The Shepherd Image and the Eucharist: The shepherd (rāʿāh) who feeds and carries his people is fulfilled in Christ as the Good Shepherd (Jn 10) and most concretely in the Eucharist, where, as the Catechism teaches, Christ "feeds" his flock with his own Body and Blood (CCC 1382–1384). St. Thomas Aquinas in the Adoro Te Devote calls Christ the "Good Shepherd, true Bread," directly joining these twin images. The phrase "carry them forever" finds its ultimate expression in Christ's paschal mystery — his lifting up on the Cross and in the Resurrection — by which he bears humanity into eternal life.

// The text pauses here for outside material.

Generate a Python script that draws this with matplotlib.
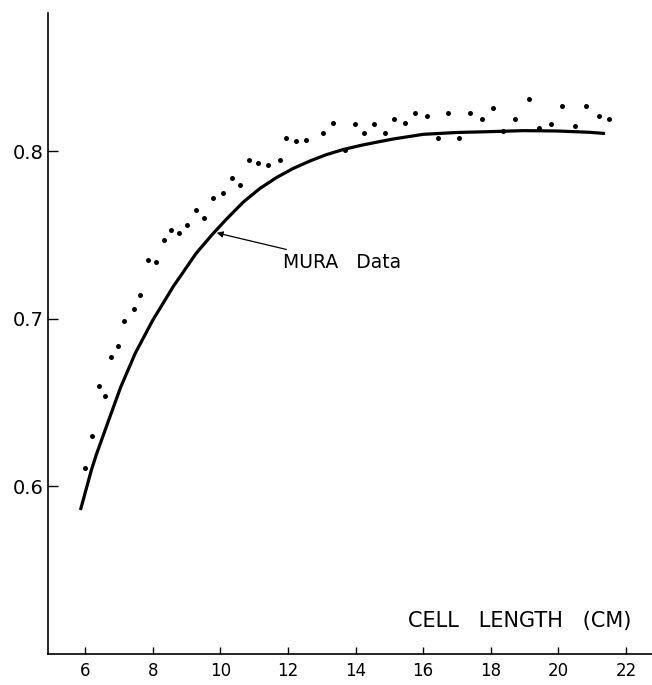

These two verses offer a concrete antidote to the individualism that often distorts contemporary Christian spirituality. The psalmist's movement — from "my strength" (v. 7) to "their strength" (v. 8) and then "save your people" (v. 9) — models a pattern every Catholic is called to internalize: personal encounter with God must always expand into intercession for the community. When a Catholic receives a grace — a healing, a conversion, a moment of clarity in prayer — the instinct formed by this psalm is to turn immediately outward: who else needs this?
Practically, verse 9's image of being "carried" is a profound resource for those experiencing spiritual exhaustion, depression, or chronic illness. The prayer does not ask to be made strong enough to walk unaided; it asks to be carried. Catholics can bring this language directly into their prayer: "Lord, I cannot carry myself today — be my shepherd and carry me." This is not weakness but the theological realism of creaturely dependence on God. Finally, the word "forever" (ʿad-hāʿôlām) resists any reduction of salvation to a moment. God's shepherding care is not episodic — it is covenantal and permanent, a truth that should deepen Catholic confidence in God's fidelity even through long seasons of suffering or waiting.
Commentary
Verse 8 — "Yahweh is their strength"
The Hebrew underlying "their strength" (עֹז־לָמוֹ, ʿoz-lāmō) is a declaration, not a petition — the psalmist has moved from crying out (vv. 1–2) through confidence (vv. 6–7) to proclamation. The shift from "my strength" (v. 7) to "their strength" is exegetically significant: the psalmist's personal deliverance immediately becomes the ground for a communal confession. This is not a private spirituality but a liturgical one. The verse continues in many manuscripts with "and a stronghold of saving acts for his anointed" (māʿôz yəšûʿôt məšîḥô) — the word məšîḥô (his anointed, his messiah) is crucial. In its immediate historical context it refers to the Davidic king, the one who represents the whole nation before God. Israel's king is not strong in himself; his strength flows entirely from Yahweh. The king's flourishing and the people's flourishing are inseparable, because the anointed one mediates Yahweh's protection to the community. This verse thus introduces a royal-messianic dimension that would have resonated immediately in the liturgical worship of Jerusalem's Temple: a community declaring that their king's very vitality is sourced in God.
Verse 9 — "Save your people"
The prayer hôšîʿāh ʾet-ʿammekā — "save your people" — is one of the most compact and powerful petitions in the Psalter. The word hôšîʿāh (save!) shares its root with the name Yeshua/Joshua, and ultimately with the Greek Iesous (Jesus). The prayer thus carries a phonological and theological charge that later Christian readers could not miss. The people are designated as God's nachalah — his "heritage" or "inheritance" — a term drawn from the Exodus and conquest traditions (cf. Deut 9:26, 29) that understands Israel as Yahweh's own possession, not merely his clients. The verse closes with two images: "be their shepherd" (ûrəʿēm) and "carry them forever" (wənasśəʾēm ʿad-hāʿôlām). The shepherd verb (rāʿāh) evokes the full range of Israelite pastoral imagery — feeding, guiding, protecting, gathering — and stands in close relationship with Psalm 23. "Carry them forever" echoes the image of God as the one who bore Israel out of Egypt "as a father carries his son" (Deut 1:31) and as an eagle bears its young (Deut 32:11). The adverb ʿad-hāʿôlām ("forever," "to the age") gives the petition an eschatological horizon: this is not merely a prayer for deliverance from a current enemy but a request for God's perpetual, sustaining care across all time.